In 2006, Atascadero city staff leveled accusations that Jones, at the time a candidate for city council, and co-candidate Bob Kelley had pressured planners to approve amendments to a Gearhart project in Atascadero. Gearhart introduced the pair to city staff as future council members.
Community Development Deputy Director Steve McHarris wrote in an e-mail that Jones and Kelley strong armed his staff to “not only support Gearhart’s request, but waive Planning Commission authority over the change.”
Grigger sat on the Atascadero Planning commission from May 2002 through October 2006. Apart from abstaining on one vote, Jones voted affirmative on every Gearhart project planning request.
“From the research I’ve done, it appears Grigger was pretty much a rubber stamp for Gearhart projects,” ex-mayor Mike Brennler said. “If he had a business relationship with Gearhart, I would be concerned that he divulge that relationship prior to voting on Gearhart projects.
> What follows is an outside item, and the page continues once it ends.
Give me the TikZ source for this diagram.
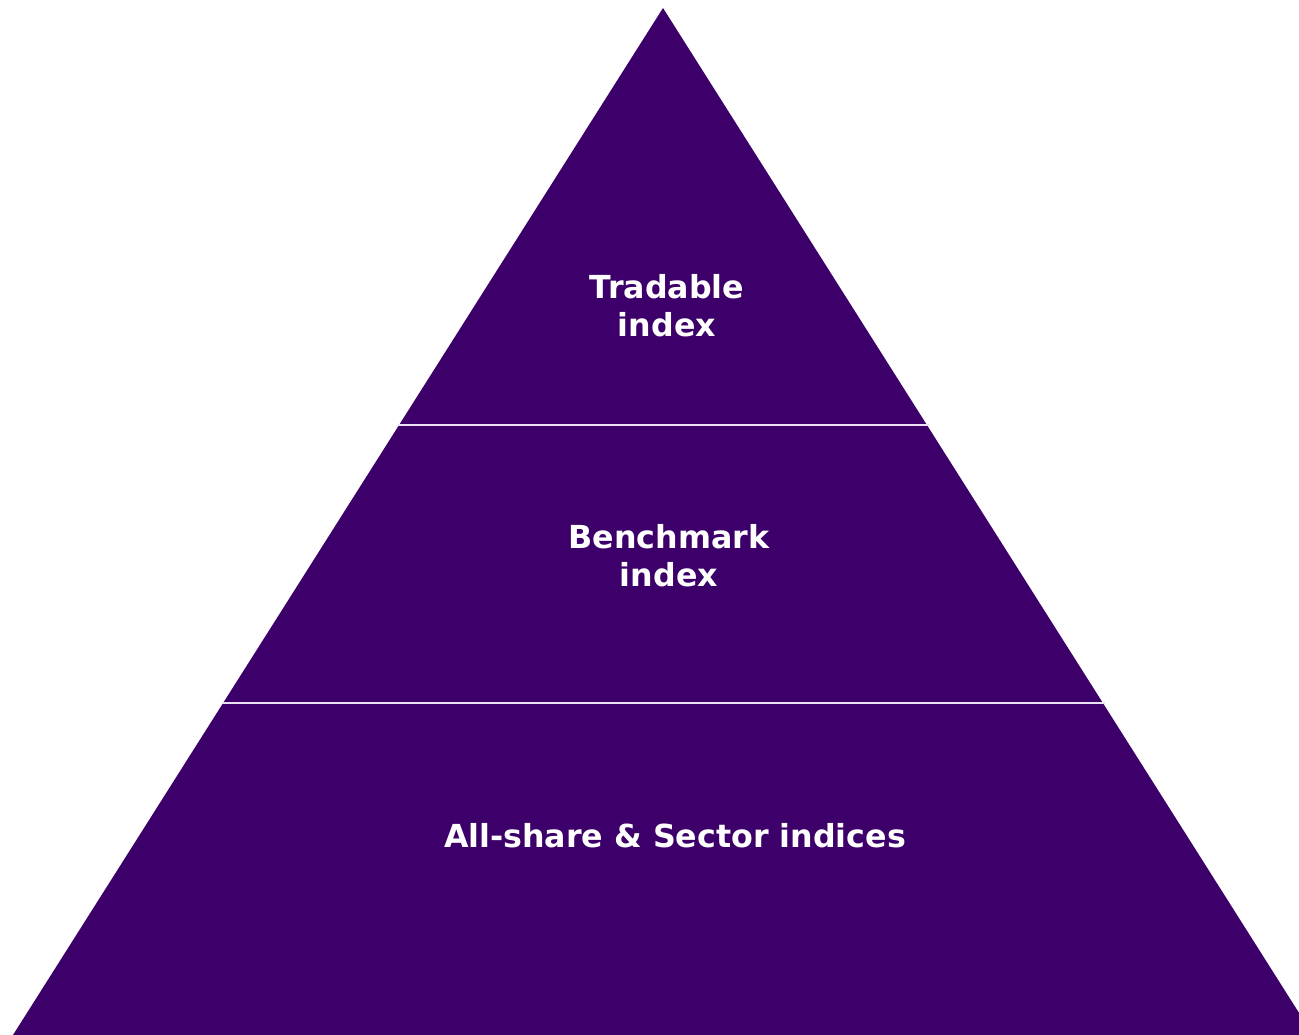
\documentclass[tikz,border=0pt]{standalone}
\usepackage{fontspec}
\setmainfont{DejaVu Sans}
\definecolor{pyr}{RGB}{61,0,107}
\definecolor{sep}{RGB}{235,225,245}
\begin{document}
\begin{tikzpicture}[x=1pt,y=-1pt,
  tier/.style={text=white,font=\fontsize{31.7}{38}\selectfont\bfseries,align=center,inner sep=0pt},
  divider/.style={draw=sep,line width=2pt}]
\useasboundingbox (0,0) rectangle (1299,1035);
\clip (0,0) rectangle (1299,1035);
\coordinate (apex) at (663,8);
\coordinate (bl) at (13,1035);
\coordinate (br) at (1313,1035);
\fill[pyr] (apex) -- (bl) -- (br) -- cycle;
\coordinate (a1) at (398,425);
\coordinate (a2) at (929,425);
\coordinate (b1) at (222,703);
\coordinate (b2) at (1105,703);
\draw[divider] (a1) -- (a2);
\draw[divider] (b1) -- (b2);
\node[tier] (t1) at (667,306) {Tradable\\index};
\node[tier] (t2) at (669,556) {Benchmark\\index};
\node[tier] (t3) at (675,836) {All-share \& Sector indices};
\end{tikzpicture}
\end{document}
I’ve seen no sign of that.”
Miller and Gearhart have both utilized Jones as their attorney on a number of issues. In August 2008, Miller assigned his interest in more than 10 properties to Jones.
Jones and representatives of the Salinan Tribe did not return reguests for comment.
Legal gambling establishments have been plagued by their associations with criminals since the first organized establishments sprung up in Las Vegas. Due to problems with mobster financing, money laundering, and hidden ownerships by financers with questionable character – gambling has turned into a highly regulated industry with stringent oversight.
Even so, gambling is still associated with crime, primarily political corruption.
According to a study by U.S. News and World Report regarding crime rates in communities with casinos and those without, crime rates were substantially higher in communities that permit gambling.
During January of 2008, law enforcement made 75 trips out to the Chumash Casino in Santa Barbara County. Of those, only 17 were for premise checks. The remainder were for crimes including sexual battery, drug possession, burglary, and terrorist threats. These calls resulted in 22 arrests, according to Just the Facts, Ma’am – Casino Crime Stats by William Etling.